In the case of optional brackets, this is rather easy. Let us consider your example of a grammar with derivation rule $A \to X[Y]Z$ which is replaced by the derivation rules $A \to XZ$ and $A \to XYZ$. Given a derivation in the original grammar, each application of $A \to X[Y]Z$ replaces $A$ by $XZ$ of by $XYZ$. In the former case, we can simulate this in the new grammar using $A \to XZ$, and in the latter by $A \to XYZ$. Conversely, given a derivation in the new grammar, we can replace each application of the rules $A \to XZ$ and $A \to XYZ$ by an application of $A \to X[Y]Z$.

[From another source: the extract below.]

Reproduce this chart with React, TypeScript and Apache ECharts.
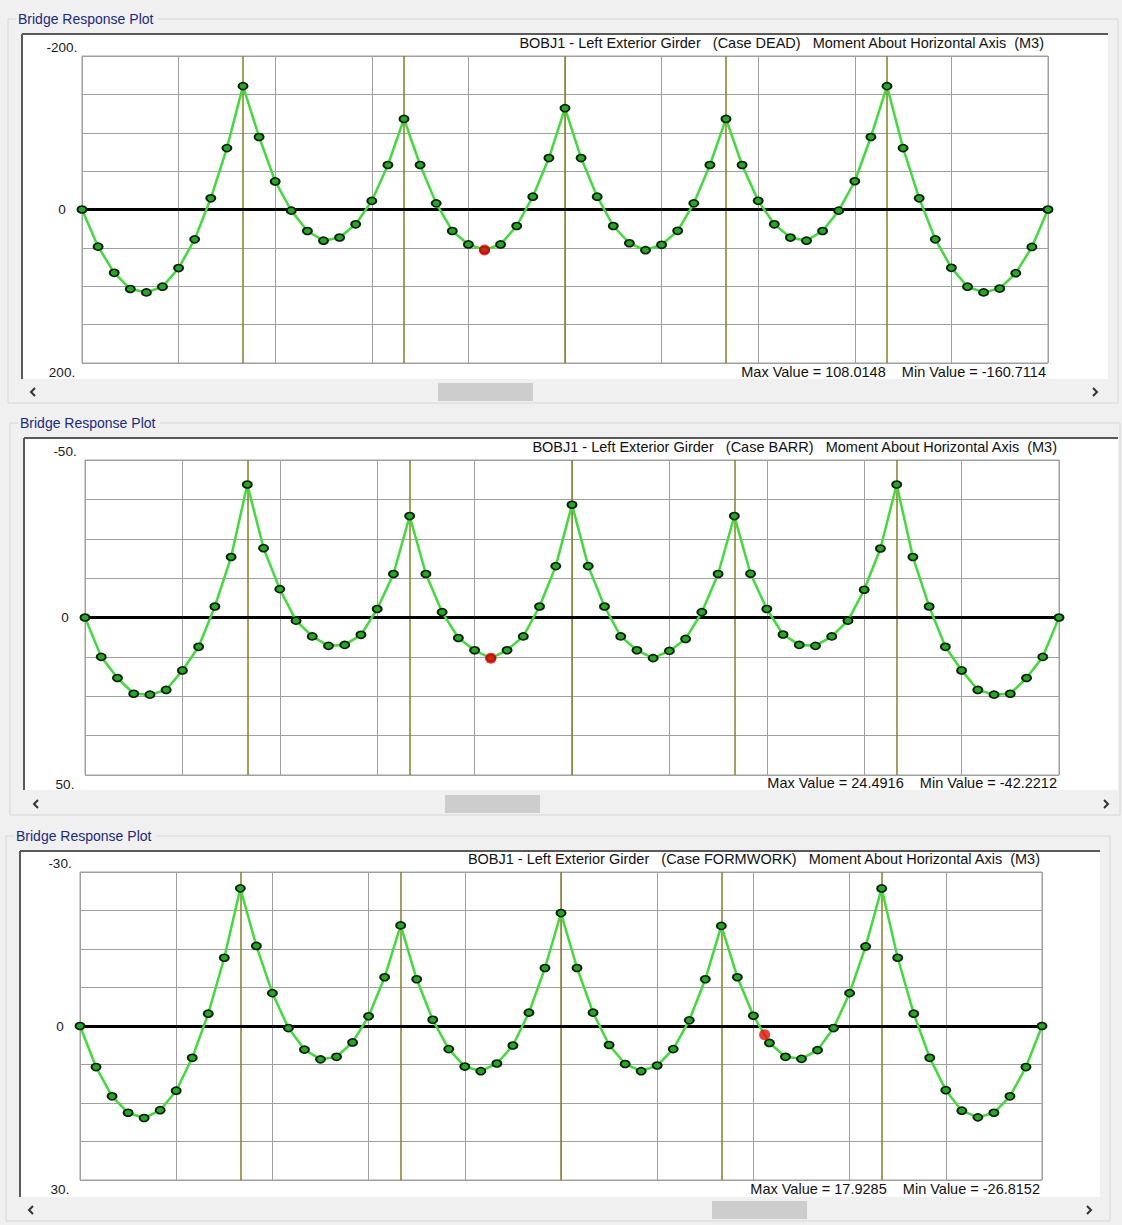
import React, { useEffect, useRef } from "react";
import * as echarts from "echarts";

// ---------- DATA ----------
// stations along girder: 6 spans x 10 segments = 61 output stations (index 0..60)
const supportStations = [10, 20, 30, 40, 50];

const deadMoment = [
  0, 48.4, 82.5, 103.6, 108.0148, 100.6, 76.3, 38.9, -14.6, -80, -160.7114,
  -94.5, -36.6, 1.5, 28, 40.6, 36.5, 19.3, -11.2, -58, -118,
  -58, -8, 28, 45.5, 52.8, 45.5, 21.5, -16.7, -67, -132,
  -67, -16.7, 21.5, 44, 53, 46, 27.8, -8, -58, -118,
  -58, -11.3, 19.3, 36.6, 40.6, 28, 1.5, -36.8, -94.5, -160.7114,
  -80, -14.6, 38.9, 76, 100.6, 108.0, 103, 83, 48.8, 0,
];

const barrMoment = [
  0, 12.5, 19.2, 24.2, 24.4916, 23.0, 16.8, 9.3, -3.5, -19.2, -42.2212,
  -22, -9, 1.0, 6.0, 9.0, 8.7, 5.5, -2.7, -13.8, -32.2,
  -13.8, -1.7, 6.5, 10.4, 12.9, 10.4, 6.0, -3.5, -16.3, -35.8,
  -16.3, -3.5, 6.0, 10.4, 12.9, 10.6, 6.8, -1.7, -13.8, -32.2,
  -13.9, -2.7, 5.4, 8.7, 9.0, 6.0, 1.0, -8.8, -21.9, -42.2212,
  -19.2, -3.5, 9.3, 16.8, 23.0, 24.49, 24.2, 19.2, 12.5, 0,
];

const formworkMoment = [
  0, 8.0, 13.7, 16.9, 17.9285, 16.4, 12.6, 6.2, -2.4, -13.3, -26.8152,
  -15.6, -6.4, 0.4, 4.6, 6.5, 6.0, 3.2, -1.9, -9.5, -19.6,
  -9.1, -1.2, 4.5, 7.9, 8.8, 7.3, 3.8, -2.6, -11.3, -22.0,
  -11.3, -2.6, 3.7, 7.4, 8.8, 7.7, 4.5, -1.1, -9.1, -19.5,
  -9.5, -2.0, 3.3, 6.0, 6.4, 4.7, 0.4, -6.4, -15.5, -26.8,
  -13.3, -2.4, 6.2, 12.5, 16.5, 17.8, 16.9, 13.7, 8.0, 0,
];

const panelValues = [deadMoment, barrMoment, formworkMoment];

const yLimits = [200, 50, 30];
const yTickLabels = [
  ["-200.", "0", "200."],
  ["-50.", "0", "50."],
  ["-30.", "0", "30."],
];

const panelTitles = [
  "BOBJ1 - Left Exterior Girder \u00a0 (Case DEAD) \u00a0 Moment About Horizontal Axis \u00a0(M3)",
  "BOBJ1 - Left Exterior Girder \u00a0 (Case BARR) \u00a0 Moment About Horizontal Axis \u00a0(M3)",
  "BOBJ1 - Left Exterior Girder \u00a0 (Case FORMWORK) \u00a0 Moment About Horizontal Axis \u00a0(M3)",
];

const panelFooters = [
  "Max Value = 108.0148 \u00a0 \u00a0Min Value = -160.7114",
  "Max Value = 24.4916 \u00a0 \u00a0Min Value = -42.2212",
  "Max Value = 17.9285 \u00a0 \u00a0Min Value = -26.8152",
];

const groupLabel = "Bridge Response Plot";

// red cursor markers
const markerStations = [25, 25, 42.7];
const markerValues = [52.8, 12.9, 1.7];

// ---------- LAYOUT ----------
const W = 1122;
const H = 1225;
const FONT = '"Liberation Sans", Arial, sans-serif';

const layouts = [
  {
    left: 82, top: 56, width: 966, height: 307,
    frameX: 22, frameY: 34, frameR: 1108, frameB: 379,
    labelX: 18, labelY: 19, boxL: 8, boxR: 1118,
    scrollY: 381, thumbX: 438, arrowL: 32, arrowR: 1096,
    titleY: 43, footY: 372, titleRight: 1044, footRight: 1046,
  },
  {
    left: 85, top: 460, width: 974, height: 315,
    frameX: 24, frameY: 438, frameR: 1118, frameB: 790,
    labelX: 20, labelY: 423, boxL: 10, boxR: 1120,
    scrollY: 793, thumbX: 445, arrowL: 35, arrowR: 1107,
    titleY: 447, footY: 783, titleRight: 1057, footRight: 1057,
  },
  {
    left: 80, top: 872, width: 962, height: 308,
    frameX: 20, frameY: 851, frameR: 1100, frameB: 1197,
    labelX: 16, labelY: 836, boxL: 6, boxR: 1110,
    scrollY: 1199, thumbX: 712, arrowL: 30, arrowR: 1090,
    titleY: 859, footY: 1189, titleRight: 1040, footRight: 1040,
  },
];

function buildOption() {
  const grid = layouts.map((l) => ({
    left: l.left,
    top: l.top,
    width: l.width,
    height: l.height,
    show: false,
    containLabel: false,
  }));

  const xAxis = layouts.map((_, i) => ({
    gridIndex: i,
    type: "value",
    min: 0,
    max: 60,
    interval: 6,
    axisLabel: { show: false },
    axisTick: { show: false },
    axisLine: { show: false },
    splitLine: { show: true, lineStyle: { color: "#a0a0a0", width: 1 } },
  }));

  const yAxis = layouts.map((_, i) => {
    const lim = yLimits[i];
    const labels = yTickLabels[i];
    const base = { fontSize: 13.5, color: "#1a1a1a", fontFamily: FONT, align: "center" };
    return {
      gridIndex: i,
      type: "value",
      inverse: true,
      min: -lim,
      max: lim,
      interval: lim / 4,
      axisLine: { show: false },
      axisTick: { show: false },
      splitLine: { show: true, lineStyle: { color: "#a0a0a0", width: 1 } },
      axisLabel: {
        show: true,
        showMinLabel: true,
        showMaxLabel: true,
        margin: 20,
        align: "center",
        fontSize: 13.5,
        color: "#1a1a1a",
        fontFamily: FONT,
        formatter: (v: number) => {
          if (v === -lim) return `{top|${labels[0]}}`;
          if (v === 0) return `{mid|${labels[1]}}`;
          if (v === lim) return `{bot|${labels[2]}}`;
          return "";
        },
        rich: {
          top: { ...base, padding: [0, 0, 18, 0] },
          mid: { ...base },
          bot: { ...base, padding: [18, 0, 0, 0] },
        },
      },
    };
  });

  const series: any[] = [];
  panelValues.forEach((vals, i) => {
    series.push({
      type: "line",
      xAxisIndex: i,
      yAxisIndex: i,
      data: vals.map((v, k) => [k, v]),
      z: 3,
      silent: true,
      symbol: "circle",
      symbolSize: [9, 7],
      showAllSymbol: true,
      lineStyle: { color: "#3fdc3a", width: 2.5 },
      itemStyle: { color: "#26a826", borderColor: "#072207", borderWidth: 1.8 },
      markLine: {
        silent: true,
        z: 1,
        symbol: ["none", "none"],
        label: { show: false },
        animation: false,
        data: [
          ...supportStations.map((s) => ({
            xAxis: s,
            lineStyle: { color: "#878020", width: 1.5, type: "solid" },
          })),
          { yAxis: 0, lineStyle: { color: "#000", width: 3, type: "solid" } },
        ],
      },
    });
    series.push({
      type: "scatter",
      xAxisIndex: i,
      yAxisIndex: i,
      z: 4,
      silent: true,
      symbol: "circle",
      symbolSize: 11,
      itemStyle: { color: "#ee0b0b" },
      data: [[markerStations[i], markerValues[i]]],
    });
  });

  const graphic: any[] = [];
  layouts.forEach((l, i) => {
    // group box
    graphic.push({
      type: "rect",
      z: -20,
      silent: true,
      shape: { x: l.boxL, y: l.labelY, width: l.boxR - l.boxL, height: l.scrollY + 22 - l.labelY },
      style: { fill: "none", stroke: "#d6d6d6", lineWidth: 1 },
    });
    graphic.push({
      type: "rect",
      z: -19,
      silent: true,
      shape: { x: l.labelX - 2, y: l.labelY - 8, width: 142, height: 16 },
      style: { fill: "#f0f0f0" },
    });
    graphic.push({
      type: "text",
      z: 10,
      silent: true,
      style: {
        text: groupLabel,
        x: l.labelX,
        y: l.labelY,
        fill: "#1a2a7c",
        fontSize: 14,
        fontFamily: FONT,
        align: "left",
        verticalAlign: "middle",
      },
    });
    // white plot frame
    graphic.push({
      type: "rect",
      z: -10,
      silent: true,
      shape: { x: l.frameX, y: l.frameY, width: l.frameR - l.frameX, height: l.frameB - l.frameY },
      style: { fill: "#ffffff" },
    });
    graphic.push({
      type: "line",
      z: -9,
      silent: true,
      shape: { x1: l.frameX, y1: l.frameY, x2: l.frameR, y2: l.frameY },
      style: { stroke: "#5a5a5a", lineWidth: 2 },
    });
    graphic.push({
      type: "line",
      z: -9,
      silent: true,
      shape: { x1: l.frameX, y1: l.frameY, x2: l.frameX, y2: l.frameB },
      style: { stroke: "#5a5a5a", lineWidth: 2 },
    });
    // plot box border
    graphic.push({
      type: "rect",
      z: -1,
      silent: true,
      shape: { x: l.left, y: l.top, width: l.width, height: l.height },
      style: { fill: "none", stroke: "#a0a0a0", lineWidth: 1 },
    });
    // title and footer
    graphic.push({
      type: "text",
      z: 10,
      silent: true,
      style: {
        text: panelTitles[i],
        x: l.titleRight,
        y: l.titleY,
        fill: "#111",
        fontSize: 14.5,
        fontFamily: FONT,
        align: "right",
        verticalAlign: "middle",
      },
    });
    graphic.push({
      type: "text",
      z: 10,
      silent: true,
      style: {
        text: panelFooters[i],
        x: l.footRight,
        y: l.footY,
        fill: "#111",
        fontSize: 14.5,
        fontFamily: FONT,
        align: "right",
        verticalAlign: "middle",
      },
    });
    // scrollbar
    graphic.push({
      type: "rect",
      z: -5,
      silent: true,
      shape: { x: l.thumbX, y: l.scrollY + 2, width: 95, height: 18 },
      style: { fill: "#cdcdcd" },
    });
    const cy = l.scrollY + 11;
    graphic.push({
      type: "polyline",
      z: 5,
      silent: true,
      shape: { points: [[l.arrowL + 3, cy - 4], [l.arrowL - 1, cy], [l.arrowL + 3, cy + 4]] },
      style: { stroke: "#333", lineWidth: 2, fill: "none" },
    });
    graphic.push({
      type: "polyline",
      z: 5,
      silent: true,
      shape: { points: [[l.arrowR - 3, cy - 4], [l.arrowR + 1, cy], [l.arrowR - 3, cy + 4]] },
      style: { stroke: "#333", lineWidth: 2, fill: "none" },
    });
  });

  return {
    animation: false,
    backgroundColor: "#f0f0f0",
    grid,
    xAxis,
    yAxis,
    series,
    graphic,
  };
}

export default function App() {
  const ref = useRef<HTMLDivElement>(null);
  useEffect(() => {
    if (!ref.current) return;
    const chart = echarts.init(ref.current, null, { renderer: "svg", width: W, height: H });
    chart.setOption(buildOption() as any);
    return () => chart.dispose();
  }, []);
  return (
    <div
      ref={ref}
      style={{ position: "absolute", left: 0, top: 0, width: W, height: H }}
    />
  );
}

The case of braces is more complicated. One direction is easy – given a derivation in the original grammar, you can convert it to an equivalent derivation in the new grammar by replacing an application of $A \to X \{YZ\}$ by an equivalent derivation using only the rules $A \to XB$ and $B \to YZB \mid \epsilon$. In the other direction, you have to first show that if $B$ appears in a parse tree, then you can associate with it a path in the tree which corresponds to a derivation of the form $B \to YZB \to (YZ)^2B \to \cdots \to (YZ)^k$ for some $k \geq 0$. Given that, every application of $A \to XB$ can be associated with a path corresponding to a derivation $A \to^* X(YZ)^k$, which can be implemented in the old grammar by the rule $A \to X \{YZ\}$.

In the last paragraph I have been vague about some association of vertices in the parse tree to a path and to a derivation, which really amounts do a decomposition of all legal parse trees. These concepts will have to be formalized in a formal proof of equivalence.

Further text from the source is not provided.